É uma aposta perdida para a Comissão Europeia, que está a perder em todas as frentes, da soberania alimentar à transição ecológica.

A UE está a fazer uma aposta estranha, porque ao deixar sistematicamente para trás esta questão central das normas de produção dos produtos alimentares e agrícolas que importa – e do seu impacto na saúde e no ambiente – está a perder em todas as frentes. 

Da atrazina aos neonicotinóides: 52% das substâncias activas autorizadas no Brasil para os produtores do Mercosul são proibidas na UE!

No total, das 178 substâncias activas autorizadas para utilização no milho no Brasil e na Argentina, 92 são proibidas na Europa por serem consideradas perigosas para a saúde ou para o ambiente. Por outras palavras, 52% das substâncias activas autorizadas para os produtores do Mercosul que exportam o seu milho para a União Europeia são proibidas na UE! Esta proporção é ainda mais elevada em alguns Estados-Membros, como a França: 138 das 178 substâncias activas autorizadas no Brasil e na Argentina são proibidas em França (77,5%). 

É o caso, por exemplo, da atrazina: um herbicida nocivo para os seres humanos e tóxico para o ambiente devido à sua presença na água e nos meios aquáticos, proibido desde 2007 a nível europeu. Esta proibição, que está em vigor há quase vinte anos, não impediu a União Europeia de abrir o seu mercado ao milho importado – do Brasil, por exemplo – que é deservado com atrazina. 

Outro exemplo: os neonicotinóides. Estes insecticidas, proibidos na União Europeia, são utilizados habitualmente pelos produtores de milho do Mercosul. Também neste caso, a abordagem “longe da vista, longe do coração” da Comissão Europeia não parece suscetível de pôr em causa as numerosas saídas comerciais oferecidas no mercado europeu aos principais produtores de milho do mundo.”

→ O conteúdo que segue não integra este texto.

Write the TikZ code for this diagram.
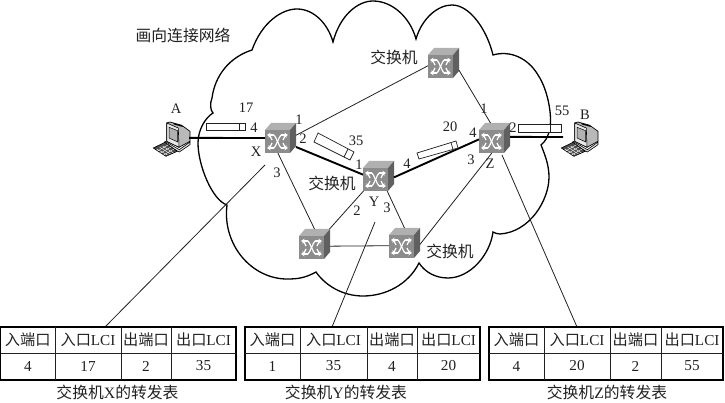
\documentclass[tikz,border=0pt]{standalone}
\usepackage{fontspec}
\setmainfont{Liberation Serif}
\newfontfamily\cjk{Noto Sans CJK SC}
\usetikzlibrary{arrows.meta}
\definecolor{ink}{gray}{0.13}
\tikzset{
  thinlink/.style={draw=ink,line width=0.8pt},
  thicklink/.style={draw=black,line width=1.9pt},
  cloudline/.style={draw=black,line width=1.3pt},
  lab/.style={inner sep=0pt,text=ink,font=\fontsize{14.5}{14.5}\selectfont},
  zhlab/.style={inner sep=0pt,text=ink,font=\fontsize{15.8}{15.8}\selectfont},
  hdr/.style={inner sep=0pt,text=ink,font=\fontsize{15.2}{15.2}\selectfont},
  bbox/.style={inner sep=0pt,outer sep=0pt,minimum width=31pt,minimum height=30pt},
  pcbox/.style={inner sep=0pt,outer sep=0pt,minimum width=34pt,minimum height=36pt},
  packet/.style={draw=ink,line width=0.7pt,fill=white},
  tablebox/.style={draw=black,line width=1.2pt},
  tableline/.style={draw=ink,line width=0.7pt},
  swarrow/.style={white,line width=1.2pt,-{Stealth[length=3.5pt,width=4.5pt]}},
  swline/.style={white,line width=1.2pt}
}
\newcommand{\zh}[1]{{\cjk #1}}
% switch: name, left x of front, top y of whole box
\newcommand{\netswitch}[3]{%
  \node[bbox] (#1) at (#2+15.5,#3+15) {};
  \begin{scope}[shift={(#2,#3)}]
    \fill[gray!62] (0,7)--(6,0)--(31,0)--(25,7)--cycle;
    \fill[gray!75!black] (25,7)--(31,0)--(31,23)--(25,30)--cycle;
    \fill[gray!90] (0,7) rectangle (25,30);
    \draw[swarrow] (9,12)--(2,12);
    \draw[swarrow] (16,12)--(23,12);
    \draw[swarrow] (9,25)--(2,25);
    \draw[swarrow] (16,25)--(23,25);
    \draw[swline] (9,12)..controls (11,14) and (14,23)..(16,25);
    \draw[swline] (16,12)..controls (14,14) and (11,23)..(9,25);
    \draw[swarrow] (7,17)--(4,11);
    \draw[swarrow] (18,17)--(21,11);
    \draw[swarrow] (7,20)--(4,26);
    \draw[swarrow] (18,20)--(21,26);
  \end{scope}}
% computer: name, left x, top y
\newcommand{\computer}[3]{%
  \node[pcbox] (#1) at (#2+17,#3+18) {};
  \begin{scope}[shift={(#2,#3)}]
    \filldraw[fill=gray!55,draw=black,line width=0.7pt] (15,0)--(26.7,3.3)--(35,9.3)--(35,19.3)--(24,25.3)--(11.7,19.3)--(11.7,1)--cycle;
    \filldraw[fill=gray!18,draw=black,line width=0.6pt] (11.7,1)--(23.3,6)--(24,25.3)--(11.7,19.3)--cycle;
    \fill[black] (18,1)--(26.7,3.3)--(28,5)--(19,2.5)--cycle;
    \filldraw[fill=gray!60,draw=black,line width=0.5pt] (14,5.3)--(22.7,8.7)--(22.7,20)--(14,16)--cycle;
    \filldraw[fill=gray!25,draw=black,line width=0.6pt] (10,19.3)--(24.3,27.7)--(35,20)--(35,22.7)--(24.3,30)--(10,22)--cycle;
    \filldraw[fill=black!70,draw=black,line width=0.6pt] (-1.7,26)--(10,20.3)--(22.3,29.3)--(11,34.3)--cycle;
    \draw[white,line width=0.4pt] (1.5,27)--(12.5,33) (4.5,25)--(15.5,32) (7.5,24)--(18.5,31);
    \draw[white,line width=0.4pt] (2.5,29)--(13,23) (5.5,31)--(16,25) (8.5,33)--(19,27);
  \end{scope}}
% table: name, x0..x4, four values
\newcommand{\fwdtable}[9]{%
  \node[tablebox,inner sep=0pt,outer sep=0pt,minimum width=#5pt-#1pt,minimum height=53pt] (tab#1) at ({(#1+#5)/2},353.5) {};
  \draw[tableline] (#1,353)--(#5,353) (#2,327)--(#2,380) (#3,327)--(#3,380) (#4,327)--(#4,380);
  \node[hdr] (a#1) at ({(#1+#2)/2},340) {\zh{入端口}};
  \node[hdr] (b#1) at ({(#2+#3)/2},340) {\zh{入口}LCI};
  \node[hdr] (c#1) at ({(#3+#4)/2},340) {\zh{出端口}};
  \node[hdr] (d#1) at ({(#4+#5)/2},340) {\zh{出口}LCI};
  \node[hdr] (e#1) at ({(#1+#2)/2},366) {#6};
  \node[hdr] (f#1) at ({(#2+#3)/2},366) {#7};
  \node[hdr] (g#1) at ({(#3+#4)/2},366) {#8};
  \node[hdr] (h#1) at ({(#4+#5)/2},366) {#9};
}
\begin{document}
\begin{tikzpicture}[x=1pt,y=-1pt]
\useasboundingbox (0,0) rectangle (725,403);
% cloud
\draw[cloudline]
 (252,50) .. controls (262,22) and (282,9) .. (297,9)
 .. controls (314,9) and (328,24) .. (333,42)
 .. controls (340,15) and (358,1) .. (373,1)
 .. controls (392,1) and (410,17) .. (416,39)
 .. controls (422,18) and (438,5) .. (452,5)
 .. controls (470,5) and (487,30) .. (493,55)
 .. controls (510,50) and (528,58) .. (538,75)
 .. controls (548,90) and (552,115) .. (550,127)
 .. controls (549,135) and (546,141) .. (541,145)
 .. controls (545,155) and (549,165) .. (549,177)
 .. controls (549,200) and (530,232) .. (500,234)
 .. controls (497,234) and (495,233) .. (493,232)
 .. controls (490,255) and (470,278) .. (448,278)
 .. controls (435,278) and (425,272) .. (419,263)
 .. controls (408,285) and (385,296) .. (363,296)
 .. controls (342,296) and (325,285) .. (316,272)
 .. controls (305,278) and (298,279) .. (287,279)
 .. controls (252,279) and (222,245) .. (227,205)
 .. controls (212,200) and (198,165) .. (198,143)
 .. controls (198,130) and (205,118) .. (213,113)
 .. controls (210,110) and (210,103) .. (212,98)
 .. controls (215,75) and (230,57) .. (252,50) -- cycle;
% switches and hosts
\netswitch{X}{265}{123}
\netswitch{T}{428}{48}
\netswitch{Y}{363}{161}
\netswitch{Z}{479}{123}
\netswitch{L}{299}{229}
\netswitch{R}{389}{228}
\computer{A}{155}{122}
\computer{B}{563}{122}
% links
\draw[thicklink] (A.7) -- (X.west);
\draw[thicklink] (X.-30) -- (Y.175);
\draw[thicklink] (Y.-5) -- (Z.185);
\draw[thicklink] (Z.4) -- (B.170);
\draw[thinlink] (X.10) -- (T.190);
\draw[thinlink] (T.-25) -- (Z.105);
\draw[thinlink] (X.-100) -- (L.north);
\draw[thinlink] (Y.-135) -- (L.45);
\draw[thinlink] (Y.-60) -- (R.north);
\draw[thinlink] (L.-8) -- (R.-170);
\draw[thinlink] (R.-5) -- (Z.-100);
\coordinate (lxs) at (265,165);
\coordinate (lys) at (375,222);
\coordinate (lzs) at (502,155);
\coordinate (lxe) at (105,327);
\coordinate (lye) at (332,327);
\coordinate (lze) at (577,327);
\draw[thinlink] (lxs) -- (lxe);
\draw[thinlink] (lys) -- (lye);
\draw[thinlink] (lzs) -- (lze);
% packets
\draw[packet] (206,123) rectangle (245,130); \draw[packet] (239,123) -- (239,130);
\draw[packet] (318,133) -- (354,152) -- (350,160) -- (314,142) -- cycle; \draw[packet] (348,149) -- (344,157);
\draw[packet] (417,153) -- (456,141) -- (458,148) -- (419,159) -- cycle; \draw[packet] (451,142.5) -- (453,149.5);
\draw[packet] (518,124) rectangle (561,132); \draw[packet] (550,124) -- (550,132);
% labels
\node[zhlab] (l01) at (183,35) {\zh{画向连接网络}};
\node[lab] (l02) at (176,109) {A};
\node[lab] (l03) at (246,108) {17};
\node[lab] (l04) at (254,128) {4};
\node[lab] (l05) at (299,120) {1};
\node[lab] (l06) at (303,139) {2};
\node[lab] (l07) at (356,141) {35};
\node[lab] (l08) at (359,165) {1};
\node[lab] (l09) at (256,152) {X};
\node[lab] (l10) at (277,173) {3};
\node[zhlab] (l11) at (332,183) {\zh{交换机}};
\node[zhlab] (l12) at (394,57) {\zh{交换机}};
\node[lab] (l13) at (484,109) {1};
\node[lab] (l14) at (562,111) {55};
\node[lab] (l15) at (585,115) {B};
\node[lab] (l16) at (513,128) {2};
\node[lab] (l17) at (450,127) {20};
\node[lab] (l18) at (473,133) {4};
\node[lab] (l19) at (471,160) {3};
\node[lab] (l20) at (490,164) {Z};
\node[lab] (l21) at (407,164) {4};
\node[lab] (l22) at (357,211) {2};
\node[lab] (l23) at (374,202) {Y};
\node[lab] (l24) at (387,208) {3};
\node[zhlab] (l25) at (450,251) {\zh{交换机}};
% tables
\fwdtable{0.6}{55}{121}{171}{236}{4}{17}{2}{35}
\fwdtable{245}{300}{367}{417}{480}{1}{35}{4}{20}
\fwdtable{489}{544}{610}{661}{723}{4}{20}{2}{55}
\node[zhlab] (cx) at (117.5,392) {\zh{交换机}X\zh{的转发表}};
\node[zhlab] (cy) at (346,392) {\zh{交换机}Y\zh{的转发表}};
\node[zhlab] (cz) at (607,392) {\zh{交换机}Z\zh{的转发表}};
\end{tikzpicture}
\end{document}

Em resumo, os desafios e oportunidades do acordo seriam:

  • Concorrência internacional: A entrada de milho produzido fora da UE a preços mais competitivos.
  • Sustentabilidade ambiental: Diferenças nos padrões de produção entre os países do Mercosul e da UE.
  • Propostas de mitigação: Medidas sugeridas para proteger o setor agrícola europeu.

 

O acordo UE-Mercosul é um lamentável exemplo da falta de coerência entre as políticas europeias, retirando-lhes a credibilidade, ao mesmo tempo que, em nome de um crescimento económico residual, ameaça o futuro das pessoas e do Planeta.